This Whiz Kid is Using Orange Peels to Counteract the Drought

© Getty Images/EyeEm

By Gillie Houston Posted September 29, 2016

The teen's discovery earned her a $50,000 prize.

Most people look at an orange peel as fodder for the trash can; Kiara Nirghin, a teenaged schoolgirl from South Africa, saw it as a chance to make a difference in her drought-plagued homeland. Nirghin recently took home the top prize at Google's annual science fair, which sought out innovative ideas from the world's best and brightest 13- to 18-year-olds.

Earlier this year, the 16-year-old Nirghin, who is in the 11th grade at Saint Martin's high school in South Africa, entered her fruity project into the running for the Africa regional Google Science Fair Community Impact Award, impressing the judges with her unique discovery and earning a spot at the international competition at Google's headquarters in Mountain View, California.

That discovery, which Nirghin outlined in her online submission, was a result of two months of research on various fruits and their ability to produce polymers. The teen discovered that citrus fruit contained the highest concentration of these polymers, which could be extracted and used to create a natural super-absorbent polymer that, when added to soil, would allow it to retain massive amounts of water.

This ability to absorb higher amounts of water would be particularly useful in her home country, which recently experienced its worst drought in several decades. According to the BBC, Nirghin's "orange peel mixture," which could be sustainably concocted from the waste of the juice industry, is an all-natural and inexpensive alternative to the non-biogradeable super-absorbent polymers currently used to improve water retention in soil.

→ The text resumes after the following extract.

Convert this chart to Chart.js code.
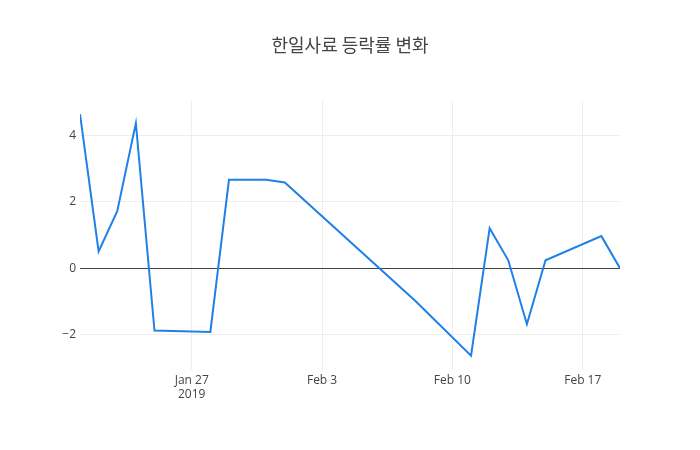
<!DOCTYPE html>
<html>
<head>
<meta charset="utf-8">
<script src="https://cdn.jsdelivr.net/npm/chart.js@4.4.0/dist/chart.umd.min.js"></script>
<style>
  body { margin: 0; background: #fff; }
</style>
</head>
<body>
<canvas id="ratechart" width="700" height="450"></canvas>
<script>
// days counted from Jan 21 2019
const days = [0, 1, 2, 3, 4, 7, 8, 9, 10, 11, 18, 21, 22, 23, 24, 25, 28, 29];
const dates = ['Jan 21', 'Jan 22', 'Jan 23', 'Jan 24', 'Jan 25', 'Jan 28', 'Jan 29', 'Jan 30', 'Jan 31', 'Feb 1',
               'Feb 8', 'Feb 11', 'Feb 12', 'Feb 13', 'Feb 14', 'Feb 15', 'Feb 18', 'Feb 19'];
const changes = [4.65, 0.51, 1.72, 4.38, -1.88, -1.92, 2.67, 2.67, 2.67, 2.59,
                 -0.98, -2.64, 1.21, 0.24, -1.69, 0.24, 0.97, 0];
const tickDays = [6, 13, 20, 27];
const tickLabels = [['Jan 27', '2019'], 'Feb 3', 'Feb 10', 'Feb 17'];

const points = days.map((d, i) => ({ x: d, y: changes[i] }));

const ctx = document.getElementById('ratechart').getContext('2d');
const myChart = new Chart(ctx, {
    type: 'line',
    data: {
        datasets: [{
            label: '등락률',
            data: points,
            borderColor: '#1f80e8',
            borderWidth: 2,
            pointRadius: 0,
            tension: 0,
            fill: false
        }]
    },
    options: {
        responsive: false,
        animation: false,
        layout: { padding: 0 },
        plugins: {
            legend: { display: false },
            tooltip: { enabled: false },
            title: {
                display: true,
                text: '한일사료 등락률 변화',
                color: '#444',
                font: { family: '"Noto Sans CJK KR", "Open Sans", sans-serif', size: 18, weight: 'normal' },
                padding: { top: 34, bottom: 45 }
            }
        },
        scales: {
            x: {
                type: 'linear',
                min: 0,
                max: 29,
                afterBuildTicks: (scale) => { scale.ticks = tickDays.map(v => ({ value: v })); },
                afterFit: (scale) => { scale.height = 80; },
                ticks: {
                    color: '#444',
                    font: { family: '"Open Sans", sans-serif', size: 12 },
                    padding: 3,
                    maxRotation: 0,
                    callback: (v) => tickLabels[tickDays.indexOf(v)]
                },
                grid: { color: '#eee', drawTicks: false },
                border: { display: false }
            },
            y: {
                min: -3.07,
                max: 5.06,
                afterFit: (scale) => { scale.width = 80; },
                ticks: {
                    stepSize: 2,
                    includeBounds: false,
                    color: '#444',
                    font: { family: '"Open Sans", sans-serif', size: 12 },
                    padding: 4,
                    callback: (v) => v < 0 ? '\u2212' + Math.abs(v) : String(v)
                },
                grid: {
                    drawTicks: false,
                    color: (c) => c.tick && c.tick.value === 0 ? '#444' : '#eee'
                },
                border: { display: false }
            },
            // empty right margin so the title stays centred on the page
            yRight: {
                position: 'right',
                min: -3.07,
                max: 5.06,
                afterFit: (scale) => { scale.width = 80; },
                ticks: { display: false },
                grid: { display: false },
                border: { display: false }
            }
        }
    }
});
</script>
</body>
</html>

In order to extract these polymers from the peels, the budding scientist applied ultraviolet light, heat, and natural oils found in avocado peels to boiled orange peels. The mixture that resulted from these tests was proven to absorb 76.1 percent of water.

"The product is fully biodegradeable, low-cost and has better water retaining properties than commercial SAPs," Nirghin writes. "The only resources involved in the creation of the 'orange peel mixture' were electricity and me, no special equipment nor materials were required."

For her impressive innovation, the teen was rewarded a $50,000 prize from Google. But perhaps the greatest reward of all was the knowledge that she would be able to make a difference in the lives of her community's farmers, one peel at a time.